• **INSTRUCTIONS FOR THE TASK**:
Please retype the data in full and exactly; the pictures are not part of the copy.

• **EXCERPTED DATA**:
——————

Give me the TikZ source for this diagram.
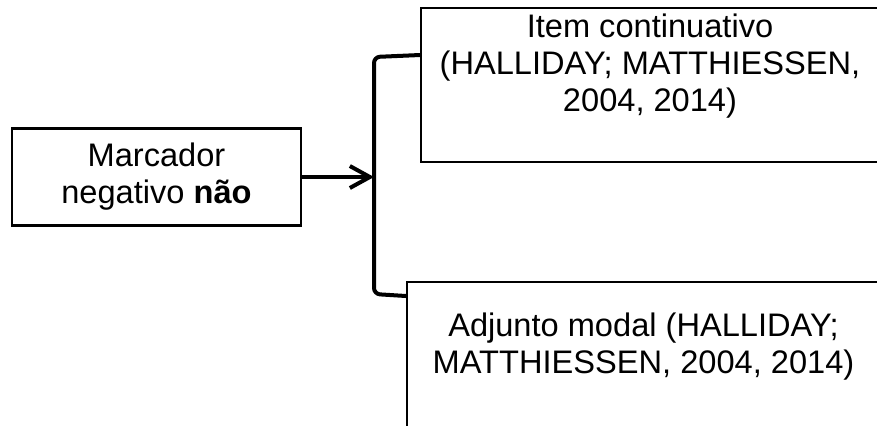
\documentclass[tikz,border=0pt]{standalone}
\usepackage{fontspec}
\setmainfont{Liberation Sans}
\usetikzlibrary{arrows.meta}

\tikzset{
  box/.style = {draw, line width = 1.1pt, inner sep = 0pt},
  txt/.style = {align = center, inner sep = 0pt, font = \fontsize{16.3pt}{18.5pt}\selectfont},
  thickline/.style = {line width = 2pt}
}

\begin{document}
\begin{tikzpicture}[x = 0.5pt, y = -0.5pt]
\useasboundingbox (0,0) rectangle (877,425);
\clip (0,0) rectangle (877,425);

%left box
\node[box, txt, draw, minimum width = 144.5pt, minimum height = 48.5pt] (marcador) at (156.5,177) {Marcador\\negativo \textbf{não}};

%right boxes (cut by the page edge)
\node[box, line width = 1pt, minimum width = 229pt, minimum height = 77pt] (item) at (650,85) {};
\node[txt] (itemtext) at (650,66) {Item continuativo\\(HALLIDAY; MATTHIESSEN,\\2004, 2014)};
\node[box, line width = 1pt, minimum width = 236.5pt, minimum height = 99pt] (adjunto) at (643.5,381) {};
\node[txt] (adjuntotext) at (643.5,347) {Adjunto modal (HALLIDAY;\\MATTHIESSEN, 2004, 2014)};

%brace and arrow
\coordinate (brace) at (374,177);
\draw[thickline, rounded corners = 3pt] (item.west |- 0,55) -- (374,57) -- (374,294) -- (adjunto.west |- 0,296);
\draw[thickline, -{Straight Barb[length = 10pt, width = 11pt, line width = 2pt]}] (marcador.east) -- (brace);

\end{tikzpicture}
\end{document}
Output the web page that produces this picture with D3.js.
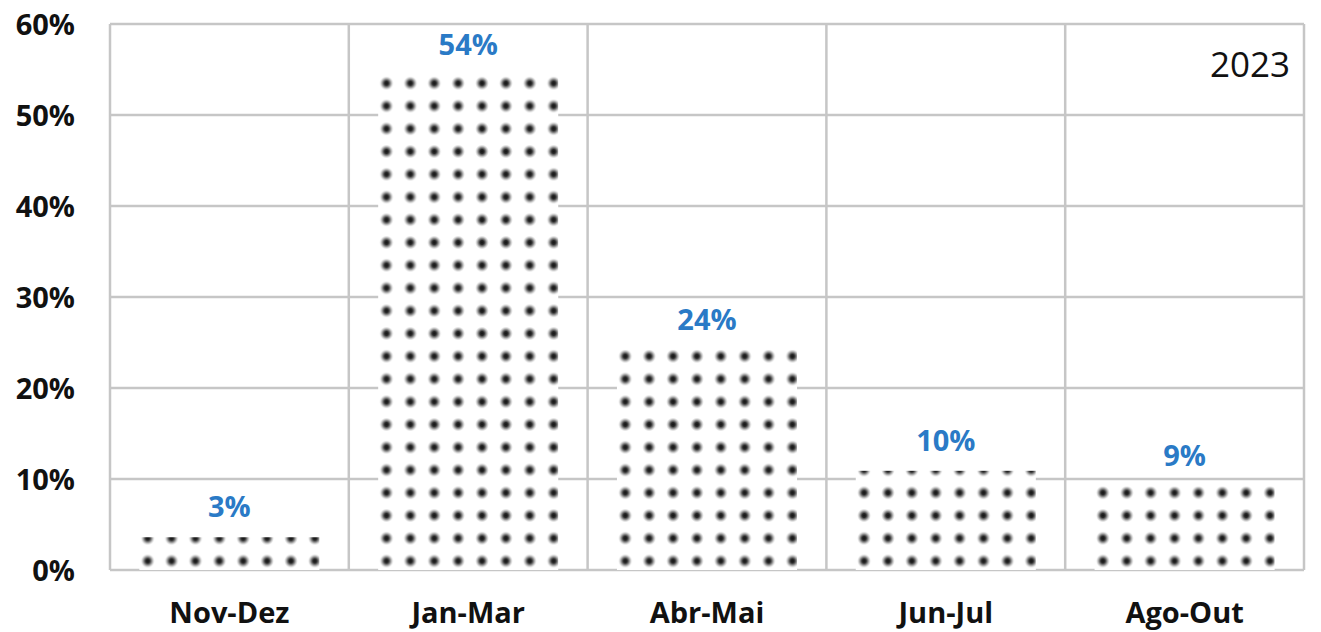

——————

• **SOLUTION FOR THIS TASK**:
Give me the TikZ source for this diagram.
\documentclass[tikz,border=0pt]{standalone}
\usepackage{fontspec}
\setmainfont{Liberation Sans}
\usetikzlibrary{arrows.meta}

\tikzset{
  box/.style = {draw, line width = 1.1pt, inner sep = 0pt},
  txt/.style = {align = center, inner sep = 0pt, font = \fontsize{16.3pt}{18.5pt}\selectfont},
  thickline/.style = {line width = 2pt}
}

\begin{document}
\begin{tikzpicture}[x = 0.5pt, y = -0.5pt]
\useasboundingbox (0,0) rectangle (877,425);
\clip (0,0) rectangle (877,425);

%left box
\node[box, txt, draw, minimum width = 144.5pt, minimum height = 48.5pt] (marcador) at (156.5,177) {Marcador\\negativo \textbf{não}};

%right boxes (cut by the page edge)
\node[box, line width = 1pt, minimum width = 229pt, minimum height = 77pt] (item) at (650,85) {};
\node[txt] (itemtext) at (650,66) {Item continuativo\\(HALLIDAY; MATTHIESSEN,\\2004, 2014)};
\node[box, line width = 1pt, minimum width = 236.5pt, minimum height = 99pt] (adjunto) at (643.5,381) {};
\node[txt] (adjuntotext) at (643.5,347) {Adjunto modal (HALLIDAY;\\MATTHIESSEN, 2004, 2014)};

%brace and arrow
\coordinate (brace) at (374,177);
\draw[thickline, rounded corners = 3pt] (item.west |- 0,55) -- (374,57) -- (374,294) -- (adjunto.west |- 0,296);
\draw[thickline, -{Straight Barb[length = 10pt, width = 11pt, line width = 2pt]}] (marcador.east) -- (brace);

\end{tikzpicture}
\end{document}
Output the web page that produces this picture with D3.js.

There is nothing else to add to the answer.